3.5. Atmospheric Vertical Wind Shear

After conducting all the ocean and Uh analysis, it was necessary to examine atmospheric vertical wind shear (VWS), as TC intensification is also influenced by VWS [12,61,62]. As shown in Figure 8, VWS varied interannually over the past 20 years, but without a statistically significant trend. In addition, there was no observable relationship between VWS and TC intensity during this period. This suggests that VWS is unlikely to contribute to the observed increase in TC intensity in Figure 4.
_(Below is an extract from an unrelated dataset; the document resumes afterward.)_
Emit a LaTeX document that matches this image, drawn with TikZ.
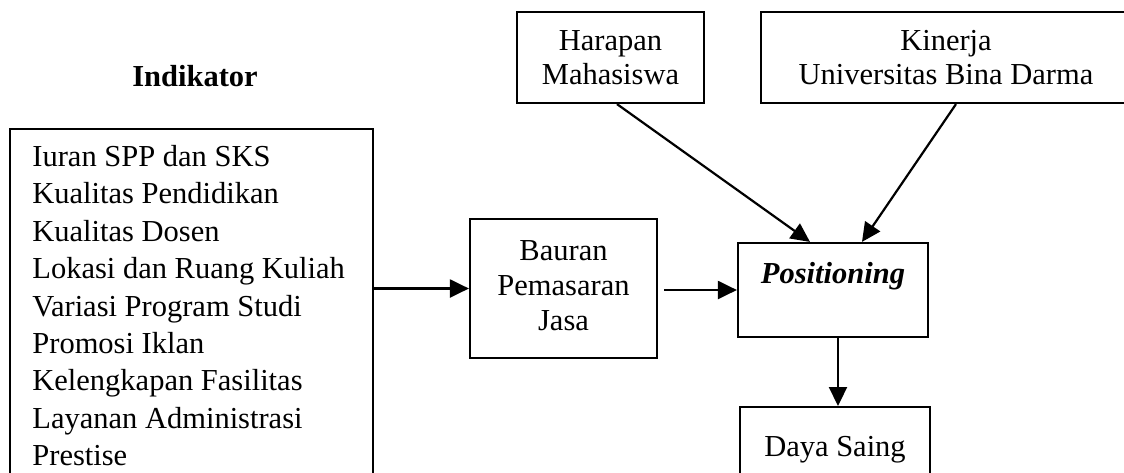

4. Discussion and Conclusions

TC intensity is influenced by multiple factors, including the well-known primary factors such as SST, D26, UOHC, and atmospheric vertical wind shear (VWS). TC translation speed (Uh) is a possible secondary factor and is thus the motivation for examining the possible connection. Under most situations, the impact from this possible secondary factor is obscured by primary factors. Only when the primary factors have no trends (as in this research) there is a chance to observe the possible influence of Uh. Therefore, in theory, it is possible for Uh to impact TC intensity via the TC–ocean interaction pathway (i.e., the faster the Uh, the lower the TC-induced ocean cooling effect, the more the air–sea enthalpy for intensification). In reality, such a real-world example is rare. The period from 1998 to 2017 was a suitable timeframe to examine this possibility since the primary factors during this period have no trends (Figure 5 and Figure 8). Also, 1998 was a meaningful year for the WNP in the climate context, as it was the year when the multi-decadal PDO (Pacific decadal oscillation) changed from the warm phase to the cold phase [23,24,25]. Therefore, starting from 1998 ensured that all analyses were performed within the same multi-decadal phase without introducing further complications to obscure the already difficult to observe signal.

During the last two decades, TC translation speed was found to increase evidently (+0.077 ms⁻¹year⁻¹) in the TC-season over the SCS with statistical significance. This triggers our interest to explore the possible subsequent impact on TC–ocean interaction and TC intensity. We found that this increase in TC translation speed can reduce the self-induced ocean cooling effect and increases the during-TC SST. The increase in during-TC SST contributes to higher air–sea enthalpy fluxes available for TC intensification, which can contribute to the observed increase in TC intensity in the SCS over the past 20 years. This is further supported by the data acquired from examining other possible factors (i.e., pre-TC ocean condition and VWS). Because pre-TC ocean conditions show little trend in the SCS over the past two decades and little correlation with the increase in TC intensity, it is unlikely that this observed increase occurred because of the little change in ocean pre-condition. Also, because VWS does not show a significant trend in the past two decades, thus the contribution of VWS is not supported. Therefore, an increase in Uh, the associated reduction in the TC’s self-induced ocean cooling effect and the consequential increase in air–sea flux supply, is a possible contributor for the observed increase in TC intensity in the SCS. In this work, we examined VWS, pre-TC SST, D26, TCHP, and Uh and found that Uh is the most possible contributor to promoting the increasing trend of TC intensity in the past 20 years over the SCS. Here, we found a positive contribution from Uh increase to TC intensity increase in this work. Certainly, TC intensification is a complex process and there may exist other contributing factors for future investigations. We also want to acknowledge that although a linear trend is used in this research, there may exist other possibilities to explain the observed trend [66]. Finally, understanding why TC translation speed has increased (above the SCS) during the past two decades is an intriguing problem awaiting exploration by the atmospheric community.